Task to complete. Count the lines that hold the string "draw". Reply with the number alone.

Dataset extract.

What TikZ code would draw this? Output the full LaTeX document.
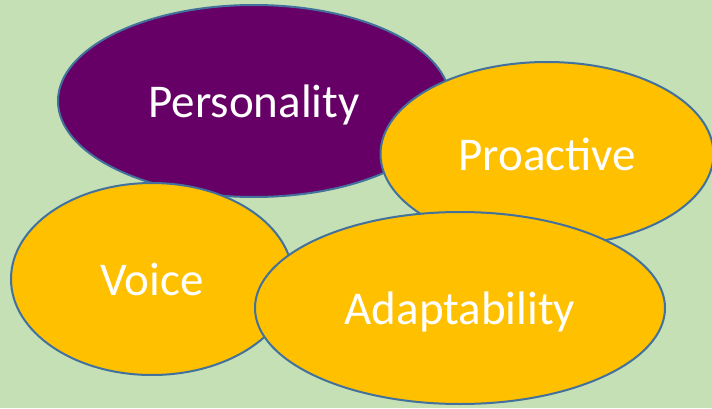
\documentclass[tikz,border=0pt]{standalone}
\usepackage{fontspec}
\setmainfont{Carlito}
\usetikzlibrary{shapes.geometric}
\definecolor{bggreen}{HTML}{C5E0B4}
\definecolor{plum}{HTML}{660066}
\definecolor{amber}{HTML}{FFC000}
\definecolor{rim}{HTML}{41719C}
\begin{document}
\begin{tikzpicture}[x=1pt, y=1pt, semithick]
	\tikzstyle{every trait}=[ellipse, draw=rim, line width=2pt, text=white,
		font=\fontsize{47}{50}\selectfont, inner sep=0pt, text height=33pt, text depth=0pt]
	\tikzstyle{trait}=[every trait, fill=amber]

	\fill[bggreen] (0,0) rectangle (712,408);
	\useasboundingbox (0,0) rectangle (712,408);

		\node[every trait, fill=plum, minimum width=392, minimum height=192] (personality) at (254,307) {Personality};
		\node[trait, minimum width=333, minimum height=184] (proactive) at (547,254) {Proactive};
		\node[trait, minimum width=282, minimum height=192] (voice) at (152,129) {Voice};
		\node[trait, minimum width=410, minimum height=192] (adaptability) at (460,100) {Adaptability};
\end{tikzpicture}
\end{document}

Output for this exercise. 2